Так что некая квазисубстанция в вашем психолице, да сокращающаяся между своими частями в качестве объединяющего их акта, с тем что части те попросту более ранние (и локальные!) сократившести той же квазисубстанции. В самом начале давшей две наипервичные свои локально-сокращённости, бывших каждая "просто сократившестью", а не "сократившестью между чем-то и чем-то".
Такое возможно. Ведь всякая объёмная субстантность она чисто определенчески способна частью своего объёма выступить ужавшейся. Когда ужимаемость такая сколько-то уменьшает общую объёмность субстантности, или происходит за счёт разрежения всех остающихся её частей. А если не говорить об ужимаемости, то надо говорить хотя бы о напрягаемости той субстантности, то бишь о переходе какой-то своей локалью в активное состояние (ну, на ступень более активное, чем было).

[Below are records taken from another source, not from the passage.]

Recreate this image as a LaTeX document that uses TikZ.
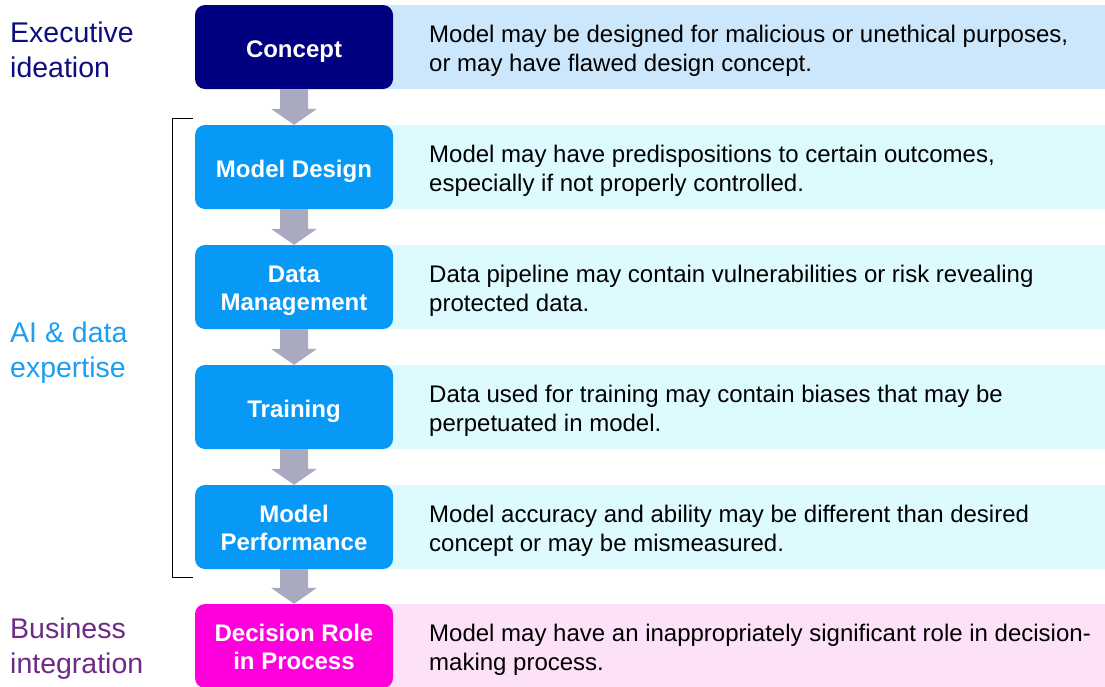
\documentclass[tikz,border=0pt]{standalone}
\usepackage{fontspec}
\setmainfont{Liberation Sans}
\usetikzlibrary{calc}
\definecolor{navy}{HTML}{000080}
\definecolor{boxblue}{HTML}{0899F7}
\definecolor{boxmag}{HTML}{FF00DD}
\definecolor{bgnavy}{HTML}{CCE7FB}
\definecolor{bgblue}{HTML}{DDFBFF}
\definecolor{bgmag}{HTML}{FCE1F8}
\definecolor{arrgray}{HTML}{A9A9BF}
\definecolor{labnavy}{HTML}{0D0D80}
\definecolor{labblue}{HTML}{1E9EF0}
\definecolor{labpurple}{HTML}{6E2A85}
\tikzset{
  stage/.style={rounded corners=10pt, minimum width=198pt, minimum height=84pt,
    inner sep=0pt, text=white, align=center, text depth=0pt, text height=21pt,
    font=\fontsize{24}{28}\selectfont\bfseries},
  twoline/.style={text height=46pt},
  descr/.style={anchor=base west, inner sep=0pt, align=left, text=black,
    font=\fontsize{24}{28.5}\selectfont},
  side/.style={anchor=base west, inner sep=0pt, align=left,
    font=\fontsize{28.5}{35}\selectfont},
  arr/.style={fill=arrgray},
  bracket/.style={draw=black, line width=1pt}
}
\newcommand{\blockarrow}[2]{%
  \fill[arr] ($(#1.south)+(-14,0)$) -- ($(#1.south)+(14,0)$)
    -- ($(#2.north)+(14,-16)$) -- ($(#2.north)+(23,-16)$)
    -- (#2.north) -- ($(#2.north)+(-23,-16)$) -- ($(#2.north)+(-14,-16)$) -- cycle;}
\begin{document}
\begin{tikzpicture}[x=1pt,y=-1pt]
\useasboundingbox (0,0) rectangle (1105,686);
% backgrounds
\fill[bgnavy] (294,5) rectangle (1105,89);
\fill[bgblue] (294,125) rectangle (1105,209);
\fill[bgblue] (294,245) rectangle (1105,329);
\fill[bgblue] (294,365) rectangle (1105,449);
\fill[bgblue] (294,485) rectangle (1105,569);
\fill[bgmag] (294,604) rectangle (1105,688);
% stages
\node[stage, fill=navy] (c) at (294,47) {Concept};
\node[stage, fill=boxblue] (md) at (294,167) {Model Design};
\node[stage, twoline, fill=boxblue] (dm) at (294,287) {Data\\Management};
\node[stage, fill=boxblue] (tr) at (294,407) {Training};
\node[stage, twoline, fill=boxblue] (mp) at (294,527) {Model\\Performance};
\node[stage, twoline, fill=boxmag] (dr) at (294,646) {Decision Role\\in Process};
% descriptions (anchored at baseline of second line)
\node[descr] (dc) at (429,71) {Model may be designed for malicious or unethical purposes,\\or may have flawed design concept.};
\node[descr] (dmd) at (429,191) {Model may have predispositions to certain outcomes,\\especially if not properly controlled.};
\node[descr] (ddm) at (429,311) {Data pipeline may contain vulnerabilities or risk revealing\\protected data.};
\node[descr] (dtr) at (429,431) {Data used for training may contain biases that may be\\perpetuated in model.};
\node[descr] (dmp) at (429,551) {Model accuracy and ability may be different than desired\\concept or may be mismeasured.};
\node[descr] (ddr) at (429,670) {Model may have an inappropriately significant role in decision-\\making process.};
% arrows
\blockarrow{c}{md}
\blockarrow{md}{dm}
\blockarrow{dm}{tr}
\blockarrow{tr}{mp}
\blockarrow{mp}{dr}
% bracket
\coordinate (bt) at (193,118);
\coordinate (bb) at (193,577);
\draw[bracket] (bt) -- (172,118) -- (172,577) -- (bb);
% side labels (anchored at baseline of second line)
\node[side, text=labnavy] (l1) at (10,77) {Executive\\ideation};
\node[side, text=labblue] (l2) at (10,377) {AI \& data\\expertise};
\node[side, text=labpurple] (l3) at (10,673) {Business\\integration};
\end{tikzpicture}
\end{document}
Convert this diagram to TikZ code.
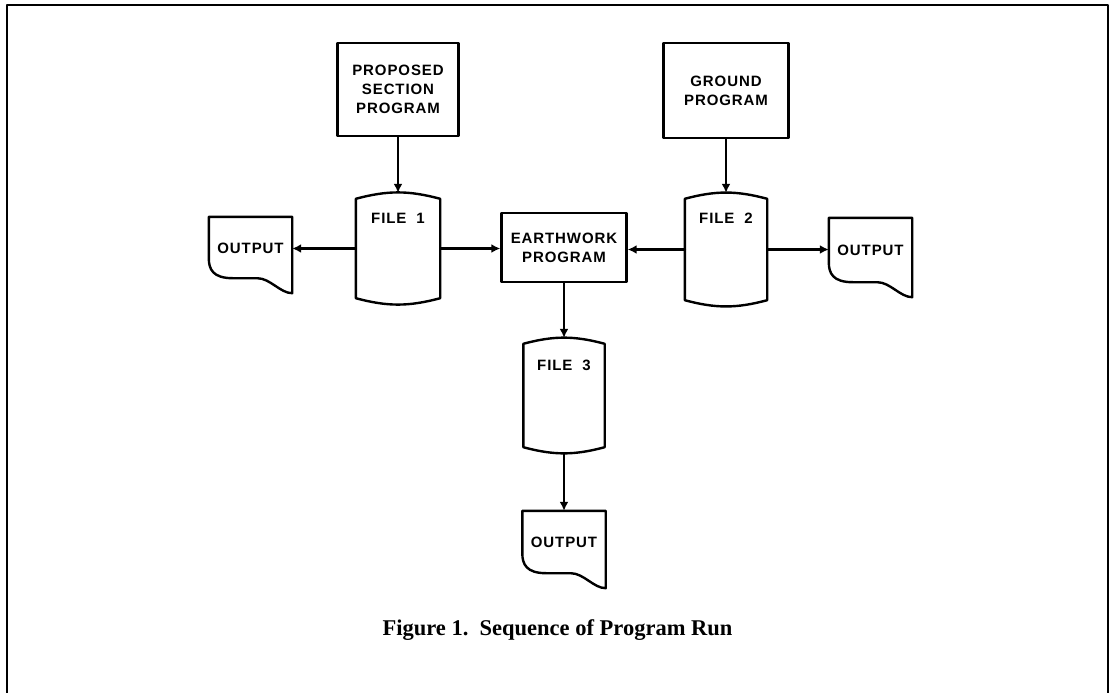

Или дадим такой образ: человеческая субъектность есть в себе некая глина, прежде всего остального. Глина в смысле того, что по самому своему определению не имеет формы, но способно составлять наполнение. И то "глина", способная в самой себе подаваться в какую угодно сторону. Такая подающесть её относительно себя самой по какому-либо направлению то частная сокращаемость субъектности в самой себе (сокращаемость в смысле протекания активности, связанной как-то с понятием длины). А удерживающаяся сокращённость то непрерывно возобновляемая сокращаемость: по одному и тому же направлению и на одно и то же расстояние. Она являет собой некую скособоченность "глины", и есть уже субъектностная сделанность из себя чего-то для себя: ну, тою скособоченностью субъектность начинает выступать в себе какой-то частной формой по отношению к остальной себе как воплощению бесформенности. Вот соотнесением подобных форм и надставлением их одно над другим в самых причудливых ансамблях человеческая субъектность и лепит себя, лепит в смысле являемости себе первой сцены физического своего бытия. Фигурантности в жизни.